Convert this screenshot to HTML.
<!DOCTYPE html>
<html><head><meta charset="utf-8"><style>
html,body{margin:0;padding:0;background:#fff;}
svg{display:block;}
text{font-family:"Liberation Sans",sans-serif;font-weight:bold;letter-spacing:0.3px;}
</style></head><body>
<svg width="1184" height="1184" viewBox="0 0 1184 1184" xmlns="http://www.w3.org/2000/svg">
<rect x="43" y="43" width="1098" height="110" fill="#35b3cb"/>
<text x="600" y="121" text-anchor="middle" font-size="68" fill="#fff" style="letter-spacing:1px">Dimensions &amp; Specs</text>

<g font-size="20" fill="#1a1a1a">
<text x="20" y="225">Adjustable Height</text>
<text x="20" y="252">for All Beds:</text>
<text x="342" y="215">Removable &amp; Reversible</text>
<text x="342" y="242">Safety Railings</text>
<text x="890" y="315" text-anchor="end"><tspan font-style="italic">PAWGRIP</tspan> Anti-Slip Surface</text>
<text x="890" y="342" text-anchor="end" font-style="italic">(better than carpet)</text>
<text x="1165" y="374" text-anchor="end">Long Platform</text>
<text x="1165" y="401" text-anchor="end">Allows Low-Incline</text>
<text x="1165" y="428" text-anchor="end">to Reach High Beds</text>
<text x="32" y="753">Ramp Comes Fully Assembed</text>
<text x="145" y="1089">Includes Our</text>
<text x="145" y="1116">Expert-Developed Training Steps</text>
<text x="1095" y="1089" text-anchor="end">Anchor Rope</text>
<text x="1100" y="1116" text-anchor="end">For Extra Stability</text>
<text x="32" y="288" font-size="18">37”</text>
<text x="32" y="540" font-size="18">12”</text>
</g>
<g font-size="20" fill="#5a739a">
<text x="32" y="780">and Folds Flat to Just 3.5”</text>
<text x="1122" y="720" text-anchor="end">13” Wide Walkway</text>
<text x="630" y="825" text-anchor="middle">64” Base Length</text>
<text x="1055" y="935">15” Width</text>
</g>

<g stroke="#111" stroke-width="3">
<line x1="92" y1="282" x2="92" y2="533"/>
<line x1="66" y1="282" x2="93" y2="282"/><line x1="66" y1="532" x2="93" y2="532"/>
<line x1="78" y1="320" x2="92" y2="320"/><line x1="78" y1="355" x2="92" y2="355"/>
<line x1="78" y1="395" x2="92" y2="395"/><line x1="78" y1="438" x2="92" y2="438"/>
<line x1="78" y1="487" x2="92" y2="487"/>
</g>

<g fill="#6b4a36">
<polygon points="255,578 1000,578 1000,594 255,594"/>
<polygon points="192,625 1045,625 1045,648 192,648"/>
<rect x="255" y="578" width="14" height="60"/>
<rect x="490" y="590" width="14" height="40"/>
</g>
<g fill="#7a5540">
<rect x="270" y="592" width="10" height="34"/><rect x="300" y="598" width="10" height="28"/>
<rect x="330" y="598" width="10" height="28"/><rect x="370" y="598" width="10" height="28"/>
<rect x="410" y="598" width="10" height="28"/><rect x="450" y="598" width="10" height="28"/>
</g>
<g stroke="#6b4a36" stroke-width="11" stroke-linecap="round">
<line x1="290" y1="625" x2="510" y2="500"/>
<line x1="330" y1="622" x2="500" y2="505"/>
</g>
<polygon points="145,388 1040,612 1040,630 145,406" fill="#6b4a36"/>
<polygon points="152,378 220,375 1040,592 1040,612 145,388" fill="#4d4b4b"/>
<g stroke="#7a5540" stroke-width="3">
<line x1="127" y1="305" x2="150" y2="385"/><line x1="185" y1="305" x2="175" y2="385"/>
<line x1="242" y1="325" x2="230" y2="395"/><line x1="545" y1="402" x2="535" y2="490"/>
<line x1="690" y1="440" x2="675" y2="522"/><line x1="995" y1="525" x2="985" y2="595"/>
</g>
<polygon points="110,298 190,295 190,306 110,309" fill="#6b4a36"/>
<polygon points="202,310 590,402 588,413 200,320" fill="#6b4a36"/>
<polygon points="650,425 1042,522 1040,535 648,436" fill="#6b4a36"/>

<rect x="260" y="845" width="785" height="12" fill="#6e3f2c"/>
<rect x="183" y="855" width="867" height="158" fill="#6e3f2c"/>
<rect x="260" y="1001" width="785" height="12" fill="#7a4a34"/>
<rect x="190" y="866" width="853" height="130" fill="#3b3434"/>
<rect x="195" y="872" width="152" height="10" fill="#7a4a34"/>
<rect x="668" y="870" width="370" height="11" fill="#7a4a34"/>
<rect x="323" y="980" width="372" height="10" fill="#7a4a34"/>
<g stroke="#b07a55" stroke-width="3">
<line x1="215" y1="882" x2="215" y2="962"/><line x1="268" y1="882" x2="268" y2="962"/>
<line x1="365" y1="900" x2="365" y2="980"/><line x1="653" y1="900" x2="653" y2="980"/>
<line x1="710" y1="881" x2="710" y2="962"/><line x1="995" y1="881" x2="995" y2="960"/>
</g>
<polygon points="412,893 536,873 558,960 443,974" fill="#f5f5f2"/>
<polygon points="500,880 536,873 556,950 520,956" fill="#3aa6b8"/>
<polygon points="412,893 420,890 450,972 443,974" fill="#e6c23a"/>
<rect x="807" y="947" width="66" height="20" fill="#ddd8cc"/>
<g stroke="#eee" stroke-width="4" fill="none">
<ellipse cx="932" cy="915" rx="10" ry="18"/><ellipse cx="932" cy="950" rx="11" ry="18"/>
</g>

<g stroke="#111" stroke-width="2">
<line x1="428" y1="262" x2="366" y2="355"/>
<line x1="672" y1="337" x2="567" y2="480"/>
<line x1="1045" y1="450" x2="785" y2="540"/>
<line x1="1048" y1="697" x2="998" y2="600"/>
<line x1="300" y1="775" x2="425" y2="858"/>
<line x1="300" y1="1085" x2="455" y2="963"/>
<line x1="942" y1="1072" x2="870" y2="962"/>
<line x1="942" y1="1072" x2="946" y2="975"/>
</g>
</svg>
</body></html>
==============================
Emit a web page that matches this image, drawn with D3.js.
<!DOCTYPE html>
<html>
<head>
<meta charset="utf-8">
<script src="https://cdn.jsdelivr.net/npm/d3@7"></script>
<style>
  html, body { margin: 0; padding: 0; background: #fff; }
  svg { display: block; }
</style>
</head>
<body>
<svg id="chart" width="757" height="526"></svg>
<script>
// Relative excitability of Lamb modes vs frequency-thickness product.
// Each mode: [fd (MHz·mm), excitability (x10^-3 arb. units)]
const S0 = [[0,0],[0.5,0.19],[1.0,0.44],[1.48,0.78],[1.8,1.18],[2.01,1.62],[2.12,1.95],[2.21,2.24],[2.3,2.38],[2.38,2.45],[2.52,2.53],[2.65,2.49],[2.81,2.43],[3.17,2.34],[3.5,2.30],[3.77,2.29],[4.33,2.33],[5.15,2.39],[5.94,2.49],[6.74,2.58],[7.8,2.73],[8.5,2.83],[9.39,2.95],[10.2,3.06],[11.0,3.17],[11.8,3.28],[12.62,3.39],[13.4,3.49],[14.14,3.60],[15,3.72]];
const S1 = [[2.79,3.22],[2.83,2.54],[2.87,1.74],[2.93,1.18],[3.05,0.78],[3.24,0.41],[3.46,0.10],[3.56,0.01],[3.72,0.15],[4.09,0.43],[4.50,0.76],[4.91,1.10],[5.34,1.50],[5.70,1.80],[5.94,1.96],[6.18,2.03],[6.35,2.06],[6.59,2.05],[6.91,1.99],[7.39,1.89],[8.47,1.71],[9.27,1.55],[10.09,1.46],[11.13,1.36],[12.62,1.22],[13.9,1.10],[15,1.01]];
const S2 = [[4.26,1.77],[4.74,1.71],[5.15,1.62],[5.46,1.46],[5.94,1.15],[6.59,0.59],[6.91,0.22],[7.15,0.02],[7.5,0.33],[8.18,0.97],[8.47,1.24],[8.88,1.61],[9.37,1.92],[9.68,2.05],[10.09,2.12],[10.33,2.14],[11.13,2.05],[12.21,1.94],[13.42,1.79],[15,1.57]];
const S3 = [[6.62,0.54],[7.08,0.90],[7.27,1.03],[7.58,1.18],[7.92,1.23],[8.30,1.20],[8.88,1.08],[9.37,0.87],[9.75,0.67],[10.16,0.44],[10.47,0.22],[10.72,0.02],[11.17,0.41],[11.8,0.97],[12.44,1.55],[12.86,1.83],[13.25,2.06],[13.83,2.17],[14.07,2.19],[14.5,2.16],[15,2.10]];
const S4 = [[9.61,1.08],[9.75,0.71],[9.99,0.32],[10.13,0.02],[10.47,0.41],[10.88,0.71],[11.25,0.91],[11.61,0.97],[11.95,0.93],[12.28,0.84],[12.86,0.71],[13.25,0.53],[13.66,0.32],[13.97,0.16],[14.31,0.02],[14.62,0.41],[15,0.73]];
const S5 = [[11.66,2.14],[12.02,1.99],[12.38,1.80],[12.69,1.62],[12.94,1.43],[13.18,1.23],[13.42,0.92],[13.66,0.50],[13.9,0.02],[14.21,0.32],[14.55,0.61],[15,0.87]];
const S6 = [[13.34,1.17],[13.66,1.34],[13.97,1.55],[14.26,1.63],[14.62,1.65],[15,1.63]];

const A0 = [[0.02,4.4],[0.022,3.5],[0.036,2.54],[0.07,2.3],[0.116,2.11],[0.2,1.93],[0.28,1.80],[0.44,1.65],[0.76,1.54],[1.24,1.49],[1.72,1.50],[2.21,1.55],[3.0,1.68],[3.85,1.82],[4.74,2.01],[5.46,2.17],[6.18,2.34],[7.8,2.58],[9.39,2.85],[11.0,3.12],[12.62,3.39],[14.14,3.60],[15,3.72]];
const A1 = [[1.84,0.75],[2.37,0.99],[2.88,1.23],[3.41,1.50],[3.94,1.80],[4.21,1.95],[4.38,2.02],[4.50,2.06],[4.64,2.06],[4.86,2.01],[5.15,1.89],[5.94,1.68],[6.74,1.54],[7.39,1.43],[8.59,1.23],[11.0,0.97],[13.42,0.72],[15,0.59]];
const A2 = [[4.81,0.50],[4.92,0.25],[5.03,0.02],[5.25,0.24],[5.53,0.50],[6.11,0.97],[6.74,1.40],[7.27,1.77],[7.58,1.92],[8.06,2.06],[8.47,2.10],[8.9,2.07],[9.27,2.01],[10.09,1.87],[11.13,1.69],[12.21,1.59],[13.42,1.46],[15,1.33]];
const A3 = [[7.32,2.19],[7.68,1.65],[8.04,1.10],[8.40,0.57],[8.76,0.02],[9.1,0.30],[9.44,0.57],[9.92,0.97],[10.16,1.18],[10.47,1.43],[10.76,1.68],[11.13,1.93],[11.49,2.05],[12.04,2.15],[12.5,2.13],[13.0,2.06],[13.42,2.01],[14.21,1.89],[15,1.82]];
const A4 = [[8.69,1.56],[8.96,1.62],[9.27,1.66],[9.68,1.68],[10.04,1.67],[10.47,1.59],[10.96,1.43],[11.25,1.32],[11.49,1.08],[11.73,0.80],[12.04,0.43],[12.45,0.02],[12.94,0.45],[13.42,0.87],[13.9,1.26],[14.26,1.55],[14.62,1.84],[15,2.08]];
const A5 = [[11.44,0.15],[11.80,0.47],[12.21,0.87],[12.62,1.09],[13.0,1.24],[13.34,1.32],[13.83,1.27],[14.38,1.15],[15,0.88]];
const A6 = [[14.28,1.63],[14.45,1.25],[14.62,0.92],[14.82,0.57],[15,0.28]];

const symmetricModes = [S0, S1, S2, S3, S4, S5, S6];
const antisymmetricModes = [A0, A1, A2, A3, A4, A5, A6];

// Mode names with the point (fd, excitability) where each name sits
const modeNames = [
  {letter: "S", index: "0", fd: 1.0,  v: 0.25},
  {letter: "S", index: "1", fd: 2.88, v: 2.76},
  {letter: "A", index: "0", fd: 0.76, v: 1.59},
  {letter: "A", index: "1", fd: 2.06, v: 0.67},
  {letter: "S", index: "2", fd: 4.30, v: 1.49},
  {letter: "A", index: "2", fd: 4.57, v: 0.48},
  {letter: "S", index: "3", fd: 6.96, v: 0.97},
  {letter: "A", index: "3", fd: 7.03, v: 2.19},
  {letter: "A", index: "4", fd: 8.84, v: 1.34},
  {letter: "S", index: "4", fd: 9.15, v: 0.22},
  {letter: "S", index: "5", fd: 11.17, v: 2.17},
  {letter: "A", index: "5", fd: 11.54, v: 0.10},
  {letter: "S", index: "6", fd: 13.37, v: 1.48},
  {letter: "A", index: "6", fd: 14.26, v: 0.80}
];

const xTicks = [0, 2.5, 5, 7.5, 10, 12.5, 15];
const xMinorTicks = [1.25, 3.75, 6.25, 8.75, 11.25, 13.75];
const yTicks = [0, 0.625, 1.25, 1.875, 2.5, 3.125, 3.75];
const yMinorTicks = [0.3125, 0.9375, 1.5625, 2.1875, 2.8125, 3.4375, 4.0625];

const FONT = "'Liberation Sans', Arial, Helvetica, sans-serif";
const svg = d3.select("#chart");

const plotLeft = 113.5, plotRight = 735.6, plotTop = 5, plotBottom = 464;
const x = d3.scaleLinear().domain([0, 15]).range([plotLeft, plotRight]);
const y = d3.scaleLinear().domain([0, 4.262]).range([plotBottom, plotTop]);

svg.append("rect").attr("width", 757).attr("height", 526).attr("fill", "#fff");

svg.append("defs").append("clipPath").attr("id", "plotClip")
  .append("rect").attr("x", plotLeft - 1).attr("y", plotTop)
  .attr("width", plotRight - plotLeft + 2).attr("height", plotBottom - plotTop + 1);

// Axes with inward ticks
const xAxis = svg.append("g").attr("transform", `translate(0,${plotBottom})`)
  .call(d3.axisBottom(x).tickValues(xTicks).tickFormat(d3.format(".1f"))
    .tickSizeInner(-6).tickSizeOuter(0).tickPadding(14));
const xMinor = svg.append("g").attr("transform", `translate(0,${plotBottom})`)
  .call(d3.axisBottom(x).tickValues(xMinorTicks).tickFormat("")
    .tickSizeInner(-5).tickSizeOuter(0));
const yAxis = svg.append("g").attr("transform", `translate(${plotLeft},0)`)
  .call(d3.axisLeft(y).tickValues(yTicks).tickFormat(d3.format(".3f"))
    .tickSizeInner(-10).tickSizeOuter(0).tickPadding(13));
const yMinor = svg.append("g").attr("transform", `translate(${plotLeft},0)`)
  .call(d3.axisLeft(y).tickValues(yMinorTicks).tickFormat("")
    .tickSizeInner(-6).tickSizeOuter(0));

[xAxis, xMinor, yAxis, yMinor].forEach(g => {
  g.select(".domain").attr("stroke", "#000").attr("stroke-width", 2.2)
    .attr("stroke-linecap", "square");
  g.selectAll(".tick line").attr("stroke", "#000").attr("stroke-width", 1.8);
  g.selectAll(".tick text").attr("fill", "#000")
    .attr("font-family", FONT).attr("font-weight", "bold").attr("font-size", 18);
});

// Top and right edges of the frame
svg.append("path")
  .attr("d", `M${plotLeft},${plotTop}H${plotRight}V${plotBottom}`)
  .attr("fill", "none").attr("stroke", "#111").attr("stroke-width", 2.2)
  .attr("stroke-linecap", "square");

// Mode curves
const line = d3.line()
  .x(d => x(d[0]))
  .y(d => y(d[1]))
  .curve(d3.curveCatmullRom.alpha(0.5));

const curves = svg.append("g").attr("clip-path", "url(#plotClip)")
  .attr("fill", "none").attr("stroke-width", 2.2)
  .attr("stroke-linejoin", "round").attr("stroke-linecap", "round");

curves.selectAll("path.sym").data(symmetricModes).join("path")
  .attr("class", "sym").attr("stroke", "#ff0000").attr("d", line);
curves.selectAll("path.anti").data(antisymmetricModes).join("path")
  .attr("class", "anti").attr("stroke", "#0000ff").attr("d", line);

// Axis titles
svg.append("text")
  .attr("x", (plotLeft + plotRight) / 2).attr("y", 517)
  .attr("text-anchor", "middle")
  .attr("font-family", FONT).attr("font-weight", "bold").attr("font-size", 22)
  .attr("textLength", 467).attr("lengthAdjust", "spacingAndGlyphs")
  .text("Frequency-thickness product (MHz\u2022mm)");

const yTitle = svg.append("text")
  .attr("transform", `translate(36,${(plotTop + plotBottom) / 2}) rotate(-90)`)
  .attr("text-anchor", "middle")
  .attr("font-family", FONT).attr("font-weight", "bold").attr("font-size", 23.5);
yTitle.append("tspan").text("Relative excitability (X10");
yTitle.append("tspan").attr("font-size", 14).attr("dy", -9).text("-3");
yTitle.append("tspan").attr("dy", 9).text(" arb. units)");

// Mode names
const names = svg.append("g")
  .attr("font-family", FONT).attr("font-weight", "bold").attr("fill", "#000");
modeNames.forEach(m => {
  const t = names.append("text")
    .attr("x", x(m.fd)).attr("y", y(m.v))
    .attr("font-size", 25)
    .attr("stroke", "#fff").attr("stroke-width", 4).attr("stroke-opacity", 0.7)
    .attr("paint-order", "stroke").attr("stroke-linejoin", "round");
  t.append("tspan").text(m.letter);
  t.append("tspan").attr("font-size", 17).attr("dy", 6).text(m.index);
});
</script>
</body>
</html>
==============================
## Aim
Find the lines containing "this" and list every one of them.

## Output of the exercise
Convert this screenshot to HTML.
Emit a web page that matches this image, drawn with D3.js.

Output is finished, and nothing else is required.